[Plotting code records]

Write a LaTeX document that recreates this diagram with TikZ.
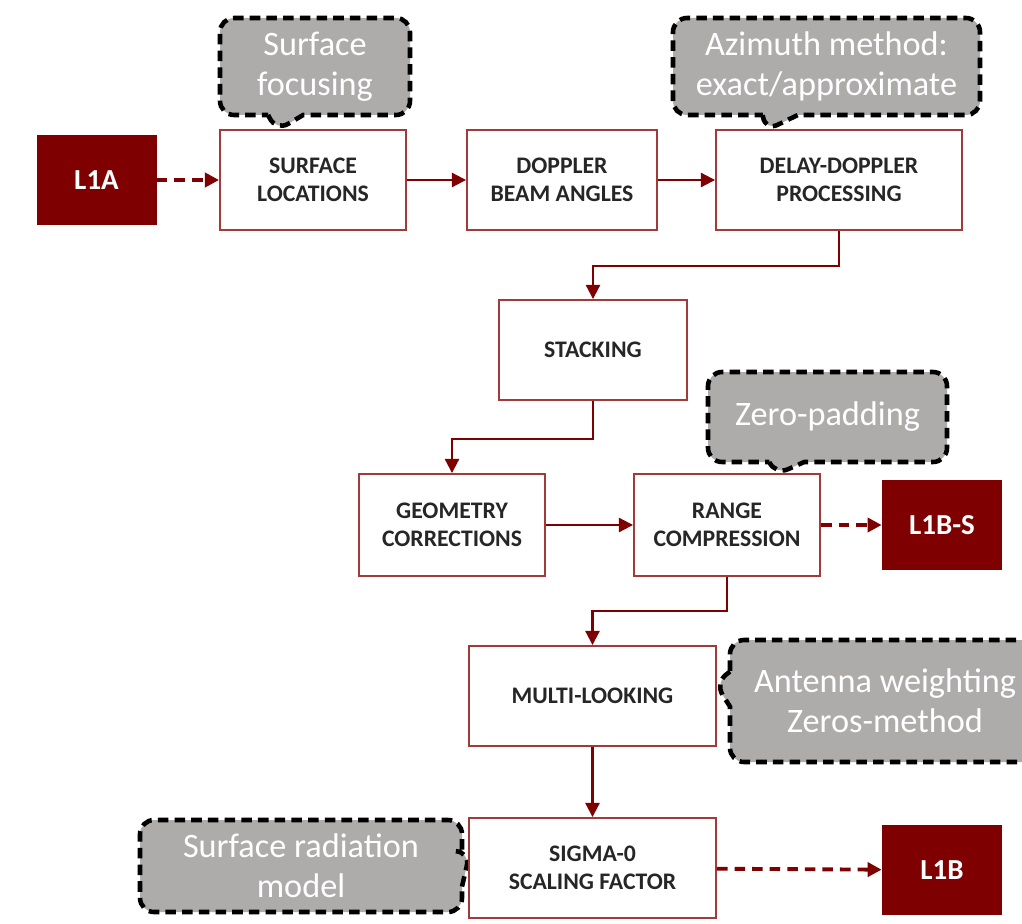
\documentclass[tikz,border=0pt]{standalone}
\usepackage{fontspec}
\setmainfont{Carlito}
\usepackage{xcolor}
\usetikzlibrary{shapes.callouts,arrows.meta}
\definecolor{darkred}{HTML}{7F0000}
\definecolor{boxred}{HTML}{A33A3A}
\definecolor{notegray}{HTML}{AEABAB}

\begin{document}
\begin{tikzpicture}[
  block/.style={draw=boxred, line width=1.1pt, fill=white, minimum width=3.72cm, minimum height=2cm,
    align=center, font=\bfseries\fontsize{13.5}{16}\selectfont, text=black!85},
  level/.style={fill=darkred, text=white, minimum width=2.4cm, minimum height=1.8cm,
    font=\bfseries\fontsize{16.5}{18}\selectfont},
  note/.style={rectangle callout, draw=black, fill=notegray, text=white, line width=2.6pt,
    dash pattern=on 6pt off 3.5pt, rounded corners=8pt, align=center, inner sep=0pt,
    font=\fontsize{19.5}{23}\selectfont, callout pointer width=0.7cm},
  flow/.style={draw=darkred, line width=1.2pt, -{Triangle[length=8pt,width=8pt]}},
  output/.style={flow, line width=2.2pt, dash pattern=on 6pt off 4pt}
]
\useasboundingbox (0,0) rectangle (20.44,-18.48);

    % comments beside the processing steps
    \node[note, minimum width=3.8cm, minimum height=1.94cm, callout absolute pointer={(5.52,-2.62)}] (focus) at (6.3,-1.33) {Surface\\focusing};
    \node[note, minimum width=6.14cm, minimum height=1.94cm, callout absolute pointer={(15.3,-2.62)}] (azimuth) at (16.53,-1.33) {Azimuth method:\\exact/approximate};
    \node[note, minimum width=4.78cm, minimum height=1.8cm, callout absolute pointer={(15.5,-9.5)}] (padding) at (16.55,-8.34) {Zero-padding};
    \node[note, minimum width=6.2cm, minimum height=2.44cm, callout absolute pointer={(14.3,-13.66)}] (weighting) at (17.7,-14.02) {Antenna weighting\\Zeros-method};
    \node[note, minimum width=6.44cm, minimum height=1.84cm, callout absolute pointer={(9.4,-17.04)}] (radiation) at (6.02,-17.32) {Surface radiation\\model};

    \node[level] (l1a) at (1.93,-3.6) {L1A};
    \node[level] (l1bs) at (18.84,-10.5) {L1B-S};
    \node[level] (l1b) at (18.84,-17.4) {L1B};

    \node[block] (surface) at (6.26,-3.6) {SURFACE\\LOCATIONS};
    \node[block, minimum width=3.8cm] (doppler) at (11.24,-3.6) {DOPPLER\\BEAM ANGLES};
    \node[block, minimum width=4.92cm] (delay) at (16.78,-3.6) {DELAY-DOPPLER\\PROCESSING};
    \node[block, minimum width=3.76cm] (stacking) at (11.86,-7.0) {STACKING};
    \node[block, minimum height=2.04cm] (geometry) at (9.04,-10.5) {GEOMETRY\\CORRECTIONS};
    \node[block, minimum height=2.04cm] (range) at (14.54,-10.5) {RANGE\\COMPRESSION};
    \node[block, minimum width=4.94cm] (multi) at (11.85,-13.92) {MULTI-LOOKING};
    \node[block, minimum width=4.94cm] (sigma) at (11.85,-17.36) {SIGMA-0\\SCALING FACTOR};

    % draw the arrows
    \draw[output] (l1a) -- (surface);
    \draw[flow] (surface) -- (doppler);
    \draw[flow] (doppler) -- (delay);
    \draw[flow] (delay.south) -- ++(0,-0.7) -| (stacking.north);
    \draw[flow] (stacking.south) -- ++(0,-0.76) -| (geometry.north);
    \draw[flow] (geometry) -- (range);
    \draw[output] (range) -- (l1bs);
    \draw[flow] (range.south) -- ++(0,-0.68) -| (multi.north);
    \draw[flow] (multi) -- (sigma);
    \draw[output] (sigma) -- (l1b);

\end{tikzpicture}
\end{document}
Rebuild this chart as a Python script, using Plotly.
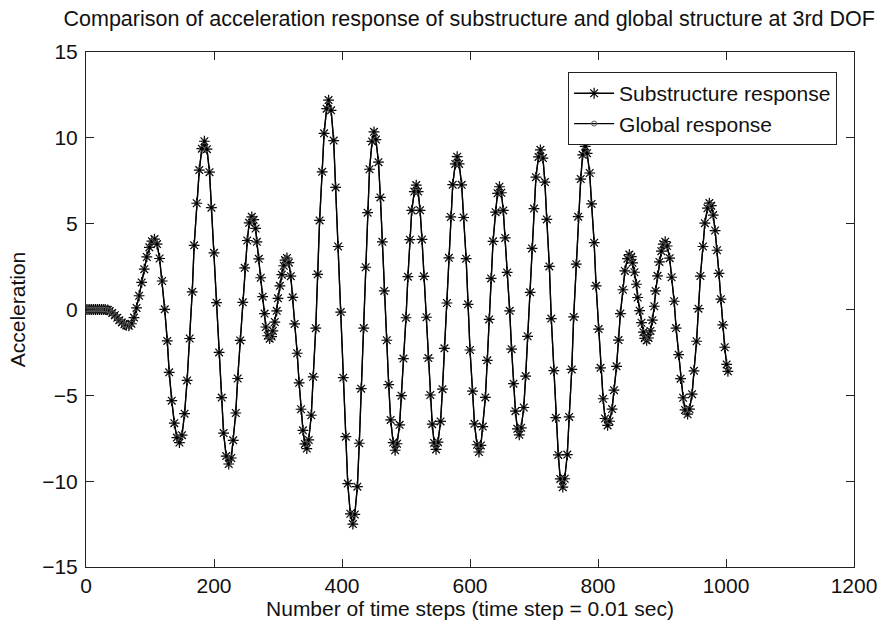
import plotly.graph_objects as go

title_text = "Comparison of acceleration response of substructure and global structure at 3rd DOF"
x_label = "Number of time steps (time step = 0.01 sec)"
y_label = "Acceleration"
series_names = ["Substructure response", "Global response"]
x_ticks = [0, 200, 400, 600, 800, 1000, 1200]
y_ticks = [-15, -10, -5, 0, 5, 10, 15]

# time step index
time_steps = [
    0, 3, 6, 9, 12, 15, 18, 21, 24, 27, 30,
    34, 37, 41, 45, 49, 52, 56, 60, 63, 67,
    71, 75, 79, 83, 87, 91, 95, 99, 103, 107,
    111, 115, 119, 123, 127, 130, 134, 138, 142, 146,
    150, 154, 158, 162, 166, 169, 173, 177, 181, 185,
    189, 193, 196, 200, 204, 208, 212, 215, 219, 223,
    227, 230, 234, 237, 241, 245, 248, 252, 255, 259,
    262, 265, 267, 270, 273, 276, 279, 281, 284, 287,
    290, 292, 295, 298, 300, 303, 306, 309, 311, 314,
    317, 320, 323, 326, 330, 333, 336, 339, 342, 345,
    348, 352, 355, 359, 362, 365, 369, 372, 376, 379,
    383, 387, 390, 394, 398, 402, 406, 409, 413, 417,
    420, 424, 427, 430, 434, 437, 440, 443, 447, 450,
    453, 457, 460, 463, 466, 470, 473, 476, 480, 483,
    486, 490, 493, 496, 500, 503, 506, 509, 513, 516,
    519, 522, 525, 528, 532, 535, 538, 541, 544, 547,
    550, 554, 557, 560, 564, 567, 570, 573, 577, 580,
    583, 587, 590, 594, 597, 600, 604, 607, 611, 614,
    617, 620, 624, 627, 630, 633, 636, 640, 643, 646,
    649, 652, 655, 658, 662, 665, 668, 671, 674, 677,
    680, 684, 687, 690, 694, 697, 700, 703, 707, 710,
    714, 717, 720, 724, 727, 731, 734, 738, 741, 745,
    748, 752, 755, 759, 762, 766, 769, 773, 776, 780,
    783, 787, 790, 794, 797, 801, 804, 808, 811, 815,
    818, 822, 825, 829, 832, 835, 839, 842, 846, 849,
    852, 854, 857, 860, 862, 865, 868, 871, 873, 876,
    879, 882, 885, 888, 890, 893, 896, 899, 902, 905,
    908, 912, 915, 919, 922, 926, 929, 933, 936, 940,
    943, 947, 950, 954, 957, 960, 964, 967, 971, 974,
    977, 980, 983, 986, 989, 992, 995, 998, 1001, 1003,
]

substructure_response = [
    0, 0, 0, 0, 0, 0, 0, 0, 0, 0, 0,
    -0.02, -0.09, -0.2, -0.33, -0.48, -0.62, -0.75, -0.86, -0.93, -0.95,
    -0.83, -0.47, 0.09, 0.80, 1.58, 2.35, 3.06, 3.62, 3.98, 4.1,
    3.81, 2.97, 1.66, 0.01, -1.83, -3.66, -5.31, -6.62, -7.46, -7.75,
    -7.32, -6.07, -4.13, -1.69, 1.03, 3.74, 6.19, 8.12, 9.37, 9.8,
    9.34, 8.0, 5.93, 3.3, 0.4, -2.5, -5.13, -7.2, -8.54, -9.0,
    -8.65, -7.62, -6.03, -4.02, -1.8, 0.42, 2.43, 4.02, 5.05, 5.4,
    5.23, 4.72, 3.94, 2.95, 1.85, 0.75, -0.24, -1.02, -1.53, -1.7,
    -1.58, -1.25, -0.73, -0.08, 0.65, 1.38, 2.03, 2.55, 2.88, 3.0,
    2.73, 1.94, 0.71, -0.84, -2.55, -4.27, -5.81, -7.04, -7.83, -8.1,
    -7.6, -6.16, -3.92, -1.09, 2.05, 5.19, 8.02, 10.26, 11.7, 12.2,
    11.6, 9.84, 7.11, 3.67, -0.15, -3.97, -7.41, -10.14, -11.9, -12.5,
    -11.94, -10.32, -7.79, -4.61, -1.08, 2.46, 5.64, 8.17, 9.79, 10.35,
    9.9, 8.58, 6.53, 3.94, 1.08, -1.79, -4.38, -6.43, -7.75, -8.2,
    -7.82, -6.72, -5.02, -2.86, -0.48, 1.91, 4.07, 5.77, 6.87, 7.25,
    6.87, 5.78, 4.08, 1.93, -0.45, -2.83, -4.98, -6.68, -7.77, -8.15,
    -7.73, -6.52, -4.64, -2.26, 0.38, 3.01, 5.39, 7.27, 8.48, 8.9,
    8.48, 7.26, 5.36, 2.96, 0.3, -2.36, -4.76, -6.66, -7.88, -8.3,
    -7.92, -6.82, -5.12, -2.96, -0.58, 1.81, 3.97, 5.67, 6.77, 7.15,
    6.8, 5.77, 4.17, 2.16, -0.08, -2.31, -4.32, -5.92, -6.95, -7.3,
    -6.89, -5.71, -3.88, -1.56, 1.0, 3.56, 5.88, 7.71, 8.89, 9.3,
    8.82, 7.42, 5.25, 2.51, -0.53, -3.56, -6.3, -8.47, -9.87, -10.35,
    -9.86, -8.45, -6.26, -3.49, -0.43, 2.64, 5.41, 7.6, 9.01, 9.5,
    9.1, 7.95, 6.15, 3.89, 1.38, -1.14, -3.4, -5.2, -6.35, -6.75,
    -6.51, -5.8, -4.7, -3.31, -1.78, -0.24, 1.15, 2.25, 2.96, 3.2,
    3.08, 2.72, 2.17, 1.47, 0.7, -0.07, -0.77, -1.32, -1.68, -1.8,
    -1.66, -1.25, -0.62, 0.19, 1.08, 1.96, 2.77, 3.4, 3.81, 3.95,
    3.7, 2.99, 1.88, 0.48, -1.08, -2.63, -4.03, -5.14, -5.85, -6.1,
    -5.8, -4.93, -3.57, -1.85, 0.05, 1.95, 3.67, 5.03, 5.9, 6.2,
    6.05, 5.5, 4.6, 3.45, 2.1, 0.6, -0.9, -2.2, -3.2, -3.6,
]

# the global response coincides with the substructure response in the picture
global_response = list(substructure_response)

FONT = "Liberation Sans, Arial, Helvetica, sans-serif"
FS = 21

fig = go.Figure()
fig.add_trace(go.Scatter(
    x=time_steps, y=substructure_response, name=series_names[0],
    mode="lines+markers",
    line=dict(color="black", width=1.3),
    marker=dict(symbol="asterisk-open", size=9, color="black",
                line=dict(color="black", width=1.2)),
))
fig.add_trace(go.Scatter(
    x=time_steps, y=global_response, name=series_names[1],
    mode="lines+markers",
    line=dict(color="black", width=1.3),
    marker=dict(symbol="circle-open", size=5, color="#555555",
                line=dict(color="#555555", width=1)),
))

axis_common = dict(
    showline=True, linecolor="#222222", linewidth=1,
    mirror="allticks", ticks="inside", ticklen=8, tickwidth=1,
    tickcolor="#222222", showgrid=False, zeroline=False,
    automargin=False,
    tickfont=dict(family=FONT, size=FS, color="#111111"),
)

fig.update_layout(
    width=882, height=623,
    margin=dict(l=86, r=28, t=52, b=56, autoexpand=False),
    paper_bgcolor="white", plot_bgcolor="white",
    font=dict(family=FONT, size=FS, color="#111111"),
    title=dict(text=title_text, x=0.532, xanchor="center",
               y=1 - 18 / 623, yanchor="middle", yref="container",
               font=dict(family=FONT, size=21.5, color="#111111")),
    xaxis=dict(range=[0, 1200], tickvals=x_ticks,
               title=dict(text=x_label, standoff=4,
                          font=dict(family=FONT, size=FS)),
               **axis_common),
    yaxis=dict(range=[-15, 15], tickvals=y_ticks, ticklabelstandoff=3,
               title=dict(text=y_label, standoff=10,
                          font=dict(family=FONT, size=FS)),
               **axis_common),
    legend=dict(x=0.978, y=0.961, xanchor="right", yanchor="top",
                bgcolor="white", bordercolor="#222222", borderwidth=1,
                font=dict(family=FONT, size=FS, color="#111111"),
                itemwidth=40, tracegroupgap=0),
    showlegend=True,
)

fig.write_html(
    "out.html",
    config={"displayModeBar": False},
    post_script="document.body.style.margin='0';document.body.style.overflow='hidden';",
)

• **THE EXERCISE**
Starting at the line that contains "Rebuild this chart" and stopping after the line that contains "y_ticks = [-15, -10, -5, 0, 5, 10, 15]", copy every line exactly. Leave any pictures behind.

• **REPLY TO THE EXERCISE**
Rebuild this chart as a Python script, using Plotly.
import plotly.graph_objects as go

title_text = "Comparison of acceleration response of substructure and global structure at 3rd DOF"
x_label = "Number of time steps (time step = 0.01 sec)"
y_label = "Acceleration"
series_names = ["Substructure response", "Global response"]
x_ticks = [0, 200, 400, 600, 800, 1000, 1200]
y_ticks = [-15, -10, -5, 0, 5, 10, 15]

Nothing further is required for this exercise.